The Allowed Components tab allows template editor to set the components that can be added as items to the panels in the wizard component in the Adaptive Forms editor.
The Design Dialog is used to define and manage CSS styles for a component. The Adaptive Forms wizard Core Component supports the AEM Style System.
Default CSS Classes: You can provide a default CSS class for the Adaptive Forms wizard Core Component.
Allowed Styles: You can define styles by providing a name and the CSS class that represents the style. For example, you can create a style named “bold text” and provide the CSS class “font-weight: bold”. You can use or apply these styles to an Adaptive Form in Adaptive Forms editor. To apply a style, in Adaptive Forms editor, select the component you want to apply the style to, navigate to the properties dialog, and select the desired style from the Styles drop-down list. If you need to update or modify the styles, simply return to the Design Dialog, update the styles in the styles tab, and save the changes.
Custom properties allows you to associate custom attributes (key-value pairs) to an Adaptive Form core component using the form template. The custom properties are reflected in the properties section of the headless rendition of the component. It allows creating dynamic form behavior that adapts based on the custom attributes values. For example, developers can design various renditions of a Headless Forms component for mobile, desktop, or web platforms, significantly enhancing the user experience across a wide array of devices.

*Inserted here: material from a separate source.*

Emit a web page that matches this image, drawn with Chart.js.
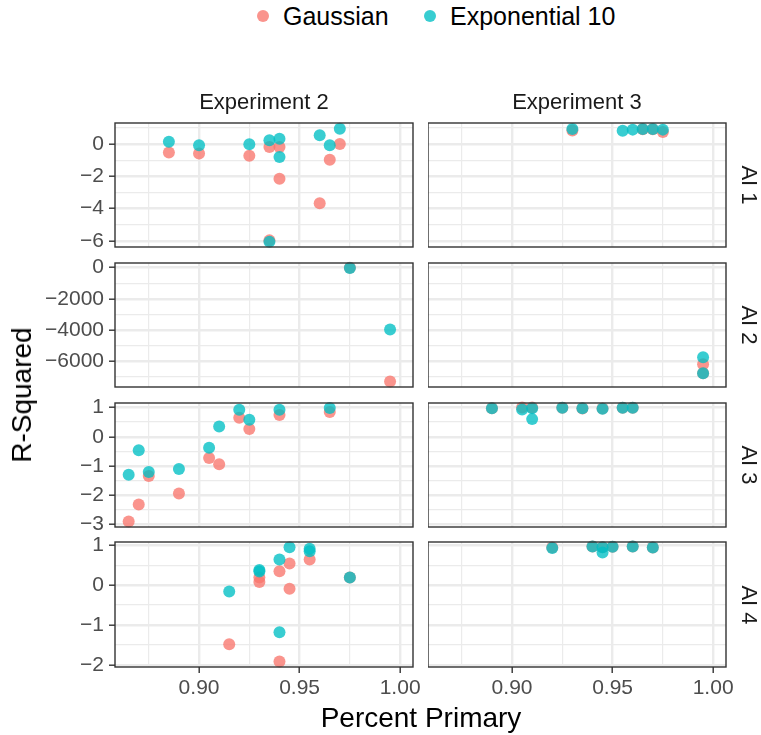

Group Name: You can provide a name to identify the custom property group. You can add, delete, or rearrange multiple custom property groups. After adding the custom property group, you can see the following options:
Key-Value Pairs: You can add multiple custom property names and custom property values by clicking the Add button for each custom property group.
Delete: Tap or click to delete the custom property name and custom property value.
Rearrange: Tap or click and drag to rearrange the order of the custom property name and custom property value.